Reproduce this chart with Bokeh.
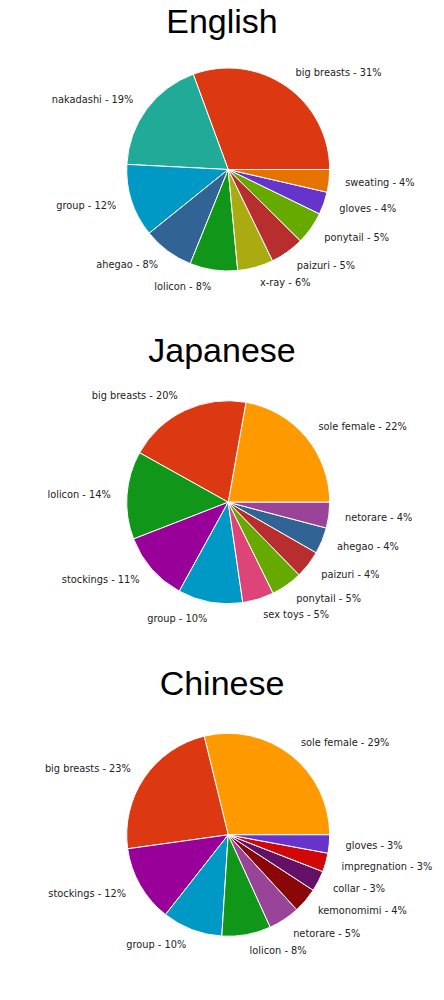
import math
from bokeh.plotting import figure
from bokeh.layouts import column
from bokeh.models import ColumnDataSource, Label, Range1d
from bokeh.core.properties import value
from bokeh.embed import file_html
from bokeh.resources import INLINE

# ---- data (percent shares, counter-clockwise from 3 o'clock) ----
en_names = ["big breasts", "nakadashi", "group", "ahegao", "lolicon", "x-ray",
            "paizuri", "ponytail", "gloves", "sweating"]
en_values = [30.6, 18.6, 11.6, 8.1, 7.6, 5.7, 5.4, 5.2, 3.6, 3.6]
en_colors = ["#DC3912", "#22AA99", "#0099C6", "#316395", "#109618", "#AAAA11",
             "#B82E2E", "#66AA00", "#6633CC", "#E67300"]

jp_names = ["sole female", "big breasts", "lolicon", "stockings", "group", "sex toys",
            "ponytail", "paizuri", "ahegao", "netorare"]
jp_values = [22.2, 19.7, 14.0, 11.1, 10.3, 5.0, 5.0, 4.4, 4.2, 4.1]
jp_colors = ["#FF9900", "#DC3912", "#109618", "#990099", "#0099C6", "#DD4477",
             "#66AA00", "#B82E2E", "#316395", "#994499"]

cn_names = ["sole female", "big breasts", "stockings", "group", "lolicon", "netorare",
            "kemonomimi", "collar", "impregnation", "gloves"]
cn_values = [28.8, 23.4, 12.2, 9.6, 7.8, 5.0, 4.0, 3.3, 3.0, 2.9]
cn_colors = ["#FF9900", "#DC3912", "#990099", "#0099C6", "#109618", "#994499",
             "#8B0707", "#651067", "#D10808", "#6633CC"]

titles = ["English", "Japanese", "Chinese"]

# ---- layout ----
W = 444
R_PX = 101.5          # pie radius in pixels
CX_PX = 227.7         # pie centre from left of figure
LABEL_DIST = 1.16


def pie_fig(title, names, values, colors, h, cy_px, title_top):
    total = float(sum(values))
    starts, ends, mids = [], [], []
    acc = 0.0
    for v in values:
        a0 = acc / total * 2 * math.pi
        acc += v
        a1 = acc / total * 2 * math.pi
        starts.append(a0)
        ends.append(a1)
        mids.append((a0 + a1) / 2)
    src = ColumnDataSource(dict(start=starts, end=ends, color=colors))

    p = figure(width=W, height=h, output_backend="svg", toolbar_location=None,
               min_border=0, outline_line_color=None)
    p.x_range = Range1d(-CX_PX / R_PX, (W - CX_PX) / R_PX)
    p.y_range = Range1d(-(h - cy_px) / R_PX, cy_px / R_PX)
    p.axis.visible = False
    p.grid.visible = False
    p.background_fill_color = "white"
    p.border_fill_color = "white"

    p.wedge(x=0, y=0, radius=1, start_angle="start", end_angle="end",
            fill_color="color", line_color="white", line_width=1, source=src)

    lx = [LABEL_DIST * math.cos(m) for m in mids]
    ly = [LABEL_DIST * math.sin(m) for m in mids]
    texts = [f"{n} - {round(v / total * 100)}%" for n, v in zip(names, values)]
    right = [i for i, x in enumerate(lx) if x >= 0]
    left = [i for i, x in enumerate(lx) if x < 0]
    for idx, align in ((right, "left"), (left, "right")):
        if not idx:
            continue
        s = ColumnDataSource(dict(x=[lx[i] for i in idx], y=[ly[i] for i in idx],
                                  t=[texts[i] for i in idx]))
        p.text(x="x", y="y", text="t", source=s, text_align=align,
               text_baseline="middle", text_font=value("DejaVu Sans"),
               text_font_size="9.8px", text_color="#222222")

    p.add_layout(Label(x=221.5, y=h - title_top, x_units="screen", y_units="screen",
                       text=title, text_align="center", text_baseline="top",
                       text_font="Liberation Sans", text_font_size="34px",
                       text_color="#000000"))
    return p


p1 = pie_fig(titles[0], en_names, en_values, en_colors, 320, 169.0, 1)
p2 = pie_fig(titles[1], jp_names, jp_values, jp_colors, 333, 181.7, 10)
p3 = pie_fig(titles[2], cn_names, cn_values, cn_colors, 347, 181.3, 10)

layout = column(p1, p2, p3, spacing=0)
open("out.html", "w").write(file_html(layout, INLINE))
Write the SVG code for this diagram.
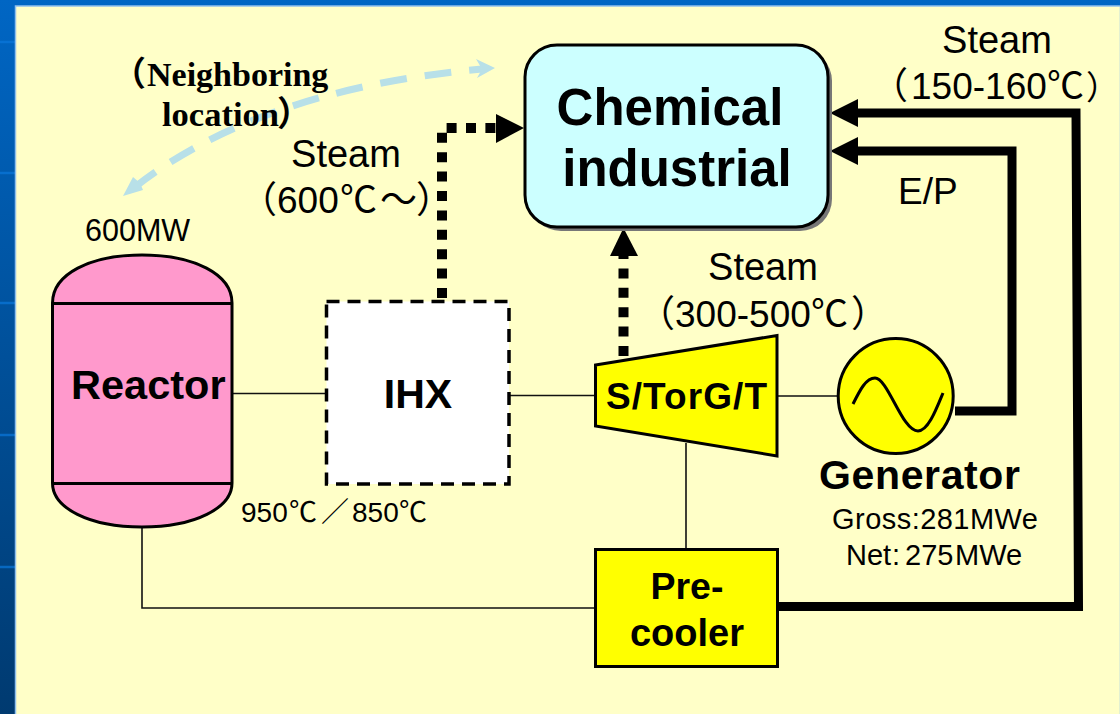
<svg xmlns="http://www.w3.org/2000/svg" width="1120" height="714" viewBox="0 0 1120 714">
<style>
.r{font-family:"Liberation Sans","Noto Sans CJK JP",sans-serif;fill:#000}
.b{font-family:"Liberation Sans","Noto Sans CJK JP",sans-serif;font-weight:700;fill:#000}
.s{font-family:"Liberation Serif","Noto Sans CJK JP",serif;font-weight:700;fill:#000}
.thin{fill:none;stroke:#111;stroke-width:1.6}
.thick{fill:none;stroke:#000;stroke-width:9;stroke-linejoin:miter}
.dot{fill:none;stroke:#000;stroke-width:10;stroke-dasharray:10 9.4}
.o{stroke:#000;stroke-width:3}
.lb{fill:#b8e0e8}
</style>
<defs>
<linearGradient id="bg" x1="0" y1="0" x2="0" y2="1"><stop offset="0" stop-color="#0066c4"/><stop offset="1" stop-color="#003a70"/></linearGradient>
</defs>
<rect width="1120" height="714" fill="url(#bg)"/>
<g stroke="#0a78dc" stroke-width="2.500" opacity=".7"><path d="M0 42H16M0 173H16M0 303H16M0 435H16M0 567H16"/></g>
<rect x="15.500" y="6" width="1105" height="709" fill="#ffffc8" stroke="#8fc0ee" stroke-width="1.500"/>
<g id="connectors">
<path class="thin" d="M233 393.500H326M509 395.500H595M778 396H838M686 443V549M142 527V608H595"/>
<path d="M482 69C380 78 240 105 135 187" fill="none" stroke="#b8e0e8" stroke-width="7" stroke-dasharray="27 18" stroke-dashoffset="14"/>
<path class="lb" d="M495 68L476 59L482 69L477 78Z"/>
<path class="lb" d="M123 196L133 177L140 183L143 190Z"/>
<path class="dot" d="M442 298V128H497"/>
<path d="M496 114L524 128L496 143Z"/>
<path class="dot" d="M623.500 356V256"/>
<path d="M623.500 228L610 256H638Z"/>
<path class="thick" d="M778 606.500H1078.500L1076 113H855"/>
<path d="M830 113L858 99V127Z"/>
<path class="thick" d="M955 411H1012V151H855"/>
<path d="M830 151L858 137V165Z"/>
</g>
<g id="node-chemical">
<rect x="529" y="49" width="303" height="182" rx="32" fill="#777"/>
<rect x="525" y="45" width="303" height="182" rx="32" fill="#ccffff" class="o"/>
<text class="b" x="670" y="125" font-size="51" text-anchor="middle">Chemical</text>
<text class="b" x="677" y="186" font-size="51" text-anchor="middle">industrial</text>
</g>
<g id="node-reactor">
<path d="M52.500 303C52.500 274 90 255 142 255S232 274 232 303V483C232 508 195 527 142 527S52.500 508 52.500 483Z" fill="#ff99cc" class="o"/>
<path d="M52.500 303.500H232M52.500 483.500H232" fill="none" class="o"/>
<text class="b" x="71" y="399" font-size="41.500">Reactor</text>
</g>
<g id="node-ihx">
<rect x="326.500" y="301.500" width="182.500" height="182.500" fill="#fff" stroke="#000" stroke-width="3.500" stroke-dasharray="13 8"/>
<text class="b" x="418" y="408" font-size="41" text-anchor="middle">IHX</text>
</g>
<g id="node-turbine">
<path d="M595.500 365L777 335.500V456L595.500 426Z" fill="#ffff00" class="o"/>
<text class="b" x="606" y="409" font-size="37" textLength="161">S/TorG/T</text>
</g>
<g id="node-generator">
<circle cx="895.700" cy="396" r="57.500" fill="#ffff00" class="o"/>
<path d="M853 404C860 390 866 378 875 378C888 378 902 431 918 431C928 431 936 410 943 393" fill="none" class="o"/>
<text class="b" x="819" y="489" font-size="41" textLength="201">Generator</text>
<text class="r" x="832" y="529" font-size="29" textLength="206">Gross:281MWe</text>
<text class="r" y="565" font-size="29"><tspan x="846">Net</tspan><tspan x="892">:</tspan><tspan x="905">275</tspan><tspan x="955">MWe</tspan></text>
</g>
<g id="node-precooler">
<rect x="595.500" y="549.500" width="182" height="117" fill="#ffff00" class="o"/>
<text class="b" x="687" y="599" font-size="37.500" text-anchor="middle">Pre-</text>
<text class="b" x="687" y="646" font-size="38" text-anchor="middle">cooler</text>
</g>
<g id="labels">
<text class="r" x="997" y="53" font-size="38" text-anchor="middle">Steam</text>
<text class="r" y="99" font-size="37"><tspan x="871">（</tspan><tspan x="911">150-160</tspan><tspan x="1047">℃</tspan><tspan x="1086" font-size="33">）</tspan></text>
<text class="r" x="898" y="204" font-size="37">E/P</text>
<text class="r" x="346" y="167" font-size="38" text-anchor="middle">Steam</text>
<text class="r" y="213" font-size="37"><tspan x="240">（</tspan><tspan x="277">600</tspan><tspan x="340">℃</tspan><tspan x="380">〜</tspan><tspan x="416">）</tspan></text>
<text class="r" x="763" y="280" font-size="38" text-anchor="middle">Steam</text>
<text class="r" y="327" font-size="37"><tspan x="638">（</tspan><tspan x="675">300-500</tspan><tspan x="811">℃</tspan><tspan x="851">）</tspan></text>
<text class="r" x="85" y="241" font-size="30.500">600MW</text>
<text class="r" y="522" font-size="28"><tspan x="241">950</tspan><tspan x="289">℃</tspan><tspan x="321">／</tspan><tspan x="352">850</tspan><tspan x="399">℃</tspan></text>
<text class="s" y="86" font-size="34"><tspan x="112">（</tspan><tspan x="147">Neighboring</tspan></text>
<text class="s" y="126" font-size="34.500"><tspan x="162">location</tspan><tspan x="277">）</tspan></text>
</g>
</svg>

» **GIVEN EXERCISE**: Of the lines above, copy each that contains "this".

» **THE SOLUTION**:
Reproduce this chart with Bokeh.
Write the SVG code for this diagram.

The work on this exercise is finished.